The breeder probably WAS as strict as she thought, and the white rooster IS pure white.
When you cross a white chicken (two copies of the recessive white gene) to another white chicken (two copies of the recessive white gene), every chick will also be white (two copies of the recessive white gene.)
So you can breed pure white chickens forever, (like the breeder was doing.)
But those chickens still have genes for blue or not-blue, and for gold or silver, and for barred or not-barred, and for partridge or solid black or some other pattern, and so on. You do not see any effects from these other genes, because the chicken is all white, but they still have all those other genes. It's as if you took a colored chicken and dipped it in a bucket of whitewash.
But when you breed one of those white chickens to a chicken of a different color, the white chicken passes on one copy of the recessive white gene. The colored chicken passes on one copy of not-recessive-white. So the chicks show color. What color? Something determined by the genes from the colored parent, and the genes that were hiding (invisible) in the white parent.

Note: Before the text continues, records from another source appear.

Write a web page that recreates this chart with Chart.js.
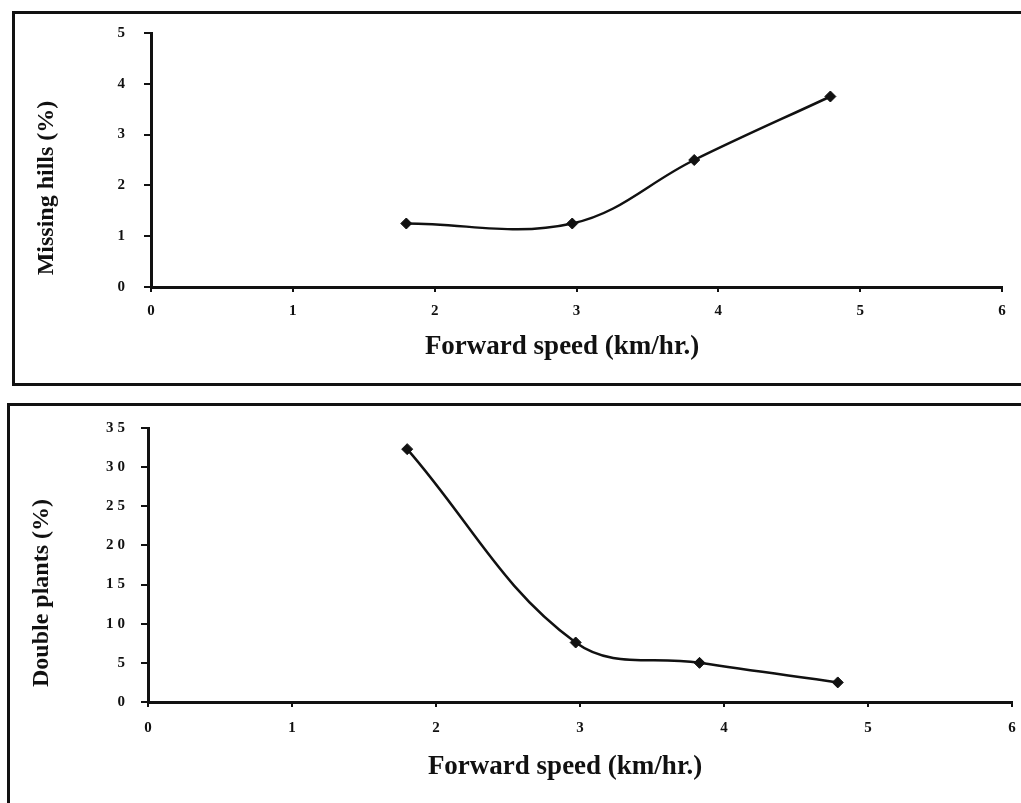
<!DOCTYPE html>
<html>
<head>
<meta charset="utf-8">
<script src="https://cdn.jsdelivr.net/npm/chart.js@4.4.1/dist/chart.umd.min.js"></script>
<style>
html, body { margin:0; padding:0; background:#fff; overflow:hidden; width:1021px; height:803px; }
.panel { position:absolute; border:3px solid #111; box-sizing:border-box; }
#topPanel { left:12px; top:11px; width:1030px; height:375px; }
#botPanel { left:7px; top:403px; width:1030px; height:420px; }
canvas { position:absolute; left:0; }
#topChart { top:14px; }
#botChart { top:406px; }
</style>
</head>
<body>
<div class="panel" id="topPanel"></div>
<div class="panel" id="botPanel"></div>
<canvas id="topChart" width="1021" height="369"></canvas>
<canvas id="botChart" width="1021" height="397"></canvas>
<script>
// values
const speed = [1.8, 2.97, 3.83, 4.79]
const missingHills = [1.25, 1.25, 2.5, 3.75]
const doublePlants = [32.3, 7.6, 5, 2.5]
const xTicks = [0, 1, 2, 3, 4, 5, 6]
const topYTicks = [0, 1, 2, 3, 4, 5]
const botYTicks = [0, 5, 10, 15, 20, 25, 30, 35]
const xTitle = 'Forward speed (km/hr.)'
const topYTitle = 'Missing hills (%)'
const botYTitle = 'Double plants (%)'

const ink = '#111'
Chart.defaults.font.family = '"Liberation Serif", "Times New Roman", serif'
Chart.defaults.color = ink

// wide-spaced tick digits like the scanned figure, and hand placed axis titles
const axisTitles = {
    id: 'axisTitles',
    beforeDraw(chart) {
        chart.ctx.letterSpacing = '4px'
    },
    afterDraw(chart, args, opts) {
        const ctx = chart.ctx
        ctx.save()
        ctx.letterSpacing = '0px'
        ctx.fillStyle = ink
        ctx.textAlign = 'center'
        ctx.textBaseline = 'middle'
        ctx.font = 'bold 27px "Liberation Serif"'
        ctx.fillText(opts.x.text, opts.x.cx, opts.x.cy)
        ctx.translate(opts.y.cx, opts.y.cy)
        ctx.rotate(-Math.PI / 2)
        ctx.font = 'bold 24px "Liberation Serif"'
        ctx.fillText(opts.y.text, 0, 0)
        ctx.restore()
    }
}

function makeChart(id, values, yTicks, yMax, cfg) {
    return new Chart(id, {
        type: 'line',
        data: {
            datasets: [{
                data: speed.map((s, i) => ({x: s, y: values[i]})),
                borderColor: ink,
                backgroundColor: ink,
                borderWidth: 2.5,
                tension: 0.38,
                pointStyle: 'rectRot',
                pointRadius: 5.5,
                pointBorderWidth: 1,
                fill: false
            }]
        },
        options: {
            responsive: false,
            animation: false,
            layout: {padding: cfg.padding},
            plugins: {
                legend: {display: false},
                tooltip: {enabled: false},
                axisTitles: cfg.titles
            },
            scales: {
                x: {
                    type: 'linear',
                    min: 0, max: 6,
                    afterBuildTicks: s => { s.ticks = xTicks.map(v => ({value: v})) },
                    afterFit: s => { s.height = cfg.xHeight; s.paddingLeft = 0; s.paddingRight = 0 },
                    border: {display: true, color: ink, width: 3},
                    grid: {display: true, drawOnChartArea: false, drawTicks: true, tickLength: 5, color: ink, lineWidth: 2},
                    ticks: {color: ink, padding: cfg.xPad, labelOffset: 2, maxRotation: 0, font: {size: 15, weight: 'bold'}}
                },
                y: {
                    min: 0, max: yMax,
                    afterBuildTicks: s => { s.ticks = yTicks.map(v => ({value: v})) },
                    afterFit: s => { s.width = cfg.yWidth; s.paddingTop = 0; s.paddingBottom = 0 },
                    border: {display: true, color: ink, width: 3},
                    grid: {display: true, drawOnChartArea: false, drawTicks: true, tickLength: 7, color: ink, lineWidth: 2},
                    ticks: {color: ink, padding: cfg.yPad, font: {size: 15, weight: 'bold'}}
                }
            }
        },
        plugins: [axisTitles]
    })
}

makeChart('topChart', missingHills, topYTicks, 5, {
    padding: {left: 0, right: 19, top: 19, bottom: 0},
    xHeight: 96, yWidth: 151, xPad: 10, yPad: 15,
    titles: {x: {text: xTitle, cx: 562, cy: 333}, y: {text: topYTitle, cx: 47, cy: 174}}
})

makeChart('botChart', doublePlants, botYTicks, 35, {
    padding: {left: 0, right: 9, top: 22, bottom: 0},
    xHeight: 101, yWidth: 148, xPad: 12, yPad: 12,
    titles: {x: {text: xTitle, cx: 565, cy: 361}, y: {text: botYTitle, cx: 42, cy: 187}}
})
</script>
</body>
</html>
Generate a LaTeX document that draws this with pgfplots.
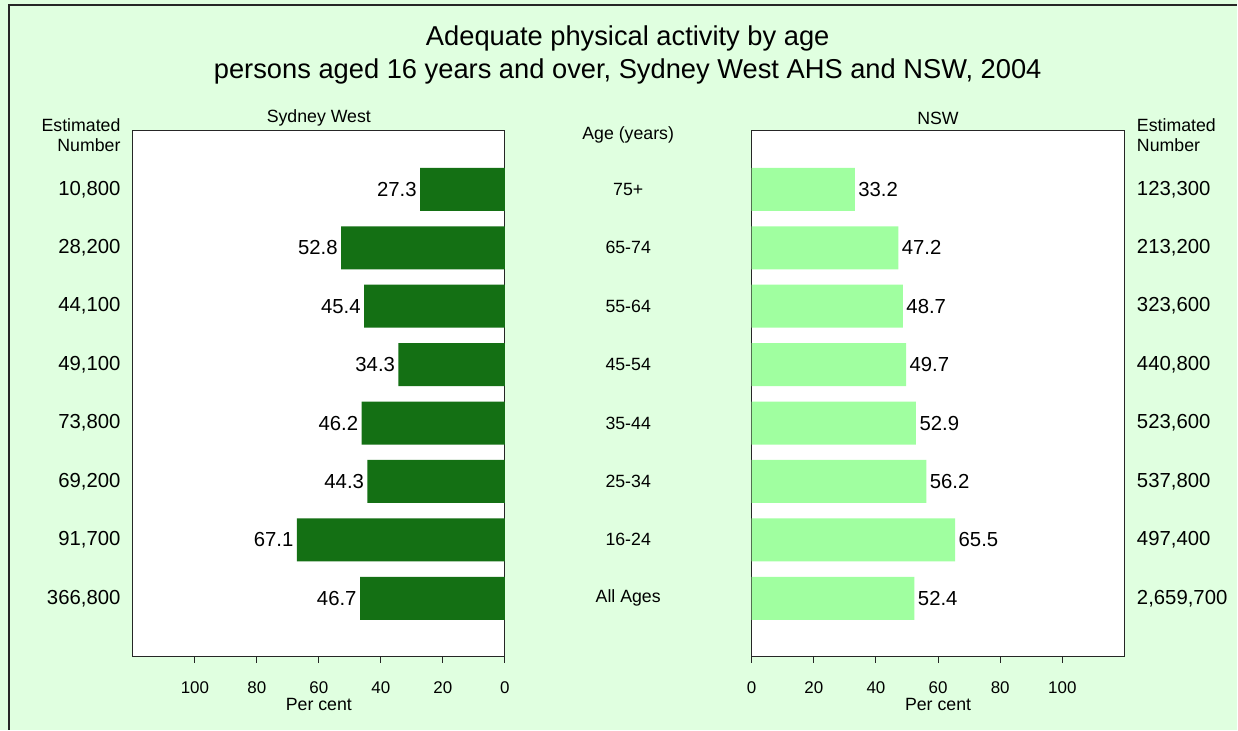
\documentclass[border=0pt]{standalone}
\usepackage{pgfplots}
\pgfplotsset{compat=1.18}
\usepackage{pgfplotstable}
\usepackage{fontspec}
\setmainfont{Liberation Sans}
\definecolor{bg}{RGB}{224,255,224}
\definecolor{dk}{RGB}{20,112,20}
\definecolor{lt}{RGB}{160,255,160}

\pgfplotstableread{
y v
0 46.7
1 67.1
2 44.3
3 46.2
4 34.3
5 45.4
6 52.8
7 27.3
}\sw
\pgfplotstableread{
y v
0 52.4
1 65.5
2 56.2
3 52.9
4 49.7
5 48.7
6 47.2
7 33.2
}\nsw

\newcommand{\sz}{\fontsize{17.8}{20.5}\selectfont}
\newcommand{\szt}{\fontsize{17}{20}\selectfont}
\newcommand{\szb}{\fontsize{20.4}{23}\selectfont}

\pgfplotsset{
  panel/.style={
    scale only axis, height=526bp,
    xmin=0, xmax=120, ymin=-1, ymax=8,
    xbar, bar width=43bp,
    axis background/.style={fill=white},
    axis line style={black!85, line width=1bp},
    tick style={black!85, line width=1bp},
    xtick={0,20,...,100}, tick align=outside, xtick pos=bottom,
    major tick length=6bp,
    ytick={0,...,7}, ytick style={draw=none},
    /pgf/number format/assume math mode=true,
    font=\sz,
    xticklabel style={font=\szt, yshift=-15bp},
    yticklabel style={font=\szb},
    xlabel={Per cent},
    xlabel style={at={(axis description cs:0.5,0)}, anchor=center, yshift=-48bp, font=\sz},
    title style={at={(axis description cs:0.5,1)}, anchor=center, yshift=7bp, font=\sz},
    nodes near coords={\pgfmathprintnumber[fixed,fixed zerofill,precision=1,assume math mode=true]{\pgfplotspointmeta}},
    every node near coord/.append style={font=\szb, text=black},
  }
}

\begin{document}
\begin{tikzpicture}
\fill[bg] (0,0) rectangle (1238bp,730bp);
\draw[black!85, line width=1.2bp] (9bp,0) -- (9bp,725bp) -- (1238bp,725bp);

\node[font=\fontsize{27.4}{33}\selectfont, align=center] at (628bp,675bp)
  {Adequate physical activity by age\\persons aged 16 years and over, Sydney West AHS and NSW, 2004};
\node[font=\sz, align=right, anchor=east] at (124bp,595bp) {Estimated\\Number};
\node[font=\sz, align=left, anchor=west] at (1134bp,595bp) {Estimated\\Number};

% Sydney West
\begin{axis}[panel, width=372bp, at={(133bp,73bp)}, anchor=south west,
  x dir=reverse, title={Sydney West},
  yticklabels={{366,800},{91,700},{69,200},{73,800},{49,100},{44,100},{28,200},{10,800}},
  yticklabel style={xshift=-3bp},
  every node near coord/.append style={anchor=east}]
\addplot[draw=none, fill=dk] table[x=v, y=y] {\sw};
\end{axis}

% Age labels
\begin{axis}[scale only axis, width=247bp, height=526bp, at={(505bp,73bp)}, anchor=south west,
  xmin=0, xmax=1, ymin=-1, ymax=8, axis line style={draw=none},
  xtick=\empty, ytick={0,...,7}, major tick length=0bp, ytick style={draw=none},
  yticklabels={All Ages,16-24,25-34,35-44,45-54,55-64,65-74,75+},
  yticklabel style={font=\sz, anchor=center, xshift=123.5bp},
  title={Age (years)},
  title style={at={(axis description cs:0.5,1)}, anchor=center, yshift=-10bp, font=\sz}]
\end{axis}

% NSW
\begin{axis}[panel, width=373bp, at={(752bp,73bp)}, anchor=south west,
  title={NSW}, yticklabel pos=right,
  yticklabels={{2,659,700},{497,400},{537,800},{523,600},{440,800},{323,600},{213,200},{123,300}},
  yticklabel style={xshift=3bp},
  every node near coord/.append style={anchor=west}]
\addplot[draw=none, fill=lt] table[x=v, y=y] {\nsw};
\end{axis}
\end{tikzpicture}
\end{document}
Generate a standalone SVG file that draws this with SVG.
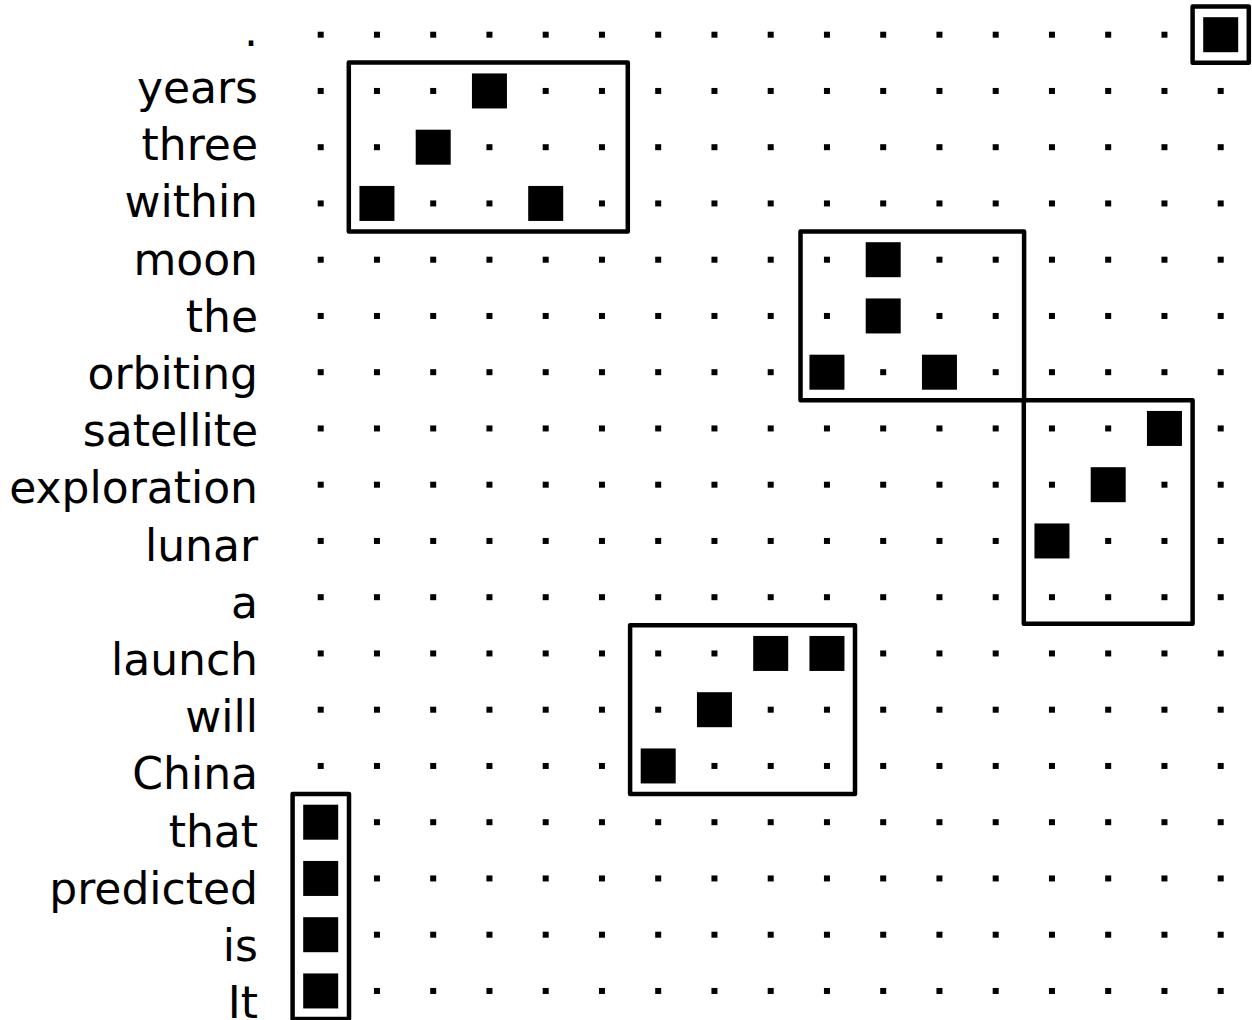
<svg xmlns="http://www.w3.org/2000/svg" xmlns:xlink="http://www.w3.org/1999/xlink" width="1252" height="1020" viewBox="0 0 1252 1020">
<style>
.lbl{font-family:"DejaVu Sans","Liberation Sans",sans-serif;font-size:44px;fill:#000;text-anchor:end}
.box{fill:none;stroke:#000;stroke-width:4.5;stroke-linejoin:round;stroke-linecap:round}
</style>
<defs>
<rect id="dot" x="-3" y="-3" width="6" height="6" fill="#000"/>
<rect id="cell" x="-17.5" y="-17.5" width="35" height="35" fill="#000"/>
<g id="dotrow">
<use href="#dot" x="320.7"/><use href="#dot" x="376.95"/><use href="#dot" x="433.2"/><use href="#dot" x="489.45"/><use href="#dot" x="545.7"/><use href="#dot" x="601.95"/><use href="#dot" x="658.2"/><use href="#dot" x="714.45"/><use href="#dot" x="770.7"/><use href="#dot" x="826.95"/><use href="#dot" x="883.2"/><use href="#dot" x="939.45"/><use href="#dot" x="995.7"/><use href="#dot" x="1051.95"/><use href="#dot" x="1108.2"/><use href="#dot" x="1164.45"/><use href="#dot" x="1220.7"/>
</g>
</defs>
<rect width="1252" height="1020" fill="#fff"/>
<g id="labels">
<text class="lbl" x="258" y="45.7">.</text>
<text class="lbl" x="258" y="102.9">years</text>
<text class="lbl" x="258" y="160.1">three</text>
<text class="lbl" x="258" y="217.3">within</text>
<text class="lbl" x="258" y="274.5">moon</text>
<text class="lbl" x="258" y="331.7">the</text>
<text class="lbl" x="258" y="388.9">orbiting</text>
<text class="lbl" x="258" y="446.1">satellite</text>
<text class="lbl" x="258" y="503.3">exploration</text>
<text class="lbl" x="258" y="560.5">lunar</text>
<text class="lbl" x="258" y="617.7">a</text>
<text class="lbl" x="258" y="674.9">launch</text>
<text class="lbl" x="258" y="732.1">will</text>
<text class="lbl" x="258" y="789.3">China</text>
<text class="lbl" x="258" y="846.5">that</text>
<text class="lbl" x="258" y="903.7">predicted</text>
<text class="lbl" x="258" y="960.9">is</text>
<text class="lbl" x="258" y="1018.1">It</text>
</g>
<g id="dots">
<use href="#dotrow" y="34.7"/><use href="#dotrow" y="90.95"/><use href="#dotrow" y="147.2"/><use href="#dotrow" y="203.45"/><use href="#dotrow" y="259.7"/><use href="#dotrow" y="315.95"/><use href="#dotrow" y="372.2"/><use href="#dotrow" y="428.45"/><use href="#dotrow" y="484.7"/><use href="#dotrow" y="540.95"/><use href="#dotrow" y="597.2"/><use href="#dotrow" y="653.45"/><use href="#dotrow" y="709.7"/><use href="#dotrow" y="765.95"/><use href="#dotrow" y="822.2"/><use href="#dotrow" y="878.45"/><use href="#dotrow" y="934.7"/><use href="#dotrow" y="990.95"/>
</g>
<g id="cells">
<use href="#cell" x="1220.7" y="34.7"/>
<use href="#cell" x="489.45" y="90.95"/>
<use href="#cell" x="433.2" y="147.2"/>
<use href="#cell" x="376.95" y="203.45"/><use href="#cell" x="545.7" y="203.45"/>
<use href="#cell" x="883.2" y="259.7"/>
<use href="#cell" x="883.2" y="315.95"/>
<use href="#cell" x="826.95" y="372.2"/><use href="#cell" x="939.45" y="372.2"/>
<use href="#cell" x="1164.45" y="428.45"/>
<use href="#cell" x="1108.2" y="484.7"/>
<use href="#cell" x="1051.95" y="540.95"/>
<use href="#cell" x="770.7" y="653.45"/><use href="#cell" x="826.95" y="653.45"/>
<use href="#cell" x="714.45" y="709.7"/>
<use href="#cell" x="658.2" y="765.95"/>
<use href="#cell" x="320.7" y="822.2"/><use href="#cell" x="320.7" y="878.45"/><use href="#cell" x="320.7" y="934.7"/><use href="#cell" x="320.7" y="990.95"/>
</g>
<g id="boxes">
<rect id="boxA" class="box" x="348.8" y="62.6" width="279" height="168.8"/>
<rect id="boxB" class="box" x="800.5" y="231.6" width="223.6" height="168.7"/>
<rect id="boxC" class="box" x="1023.8" y="400.3" width="168.8" height="223.5"/>
<rect id="boxD" class="box" x="630.1" y="625.3" width="224.9" height="168.7"/>
<rect id="boxE" class="box" x="292.6" y="794.1" width="56.4" height="224.9"/>
<rect id="boxF" class="box" x="1192.6" y="6.6" width="56.2" height="56.2"/>
</g>
</svg>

That's why some people do not cross colors of chickens. Genes that have no effect when you breed two of the same color (white to white) can become visible when you cross to a different color. So if you want to produce chicks of specific colors, you either breed colors that are known to have compatible genetics, or you study the genetics of the particular chickens you have and learn what they will produce, or you get surprises.
(Crossing chicken colors is not bad, it just provides the opportunity for unexpected results.)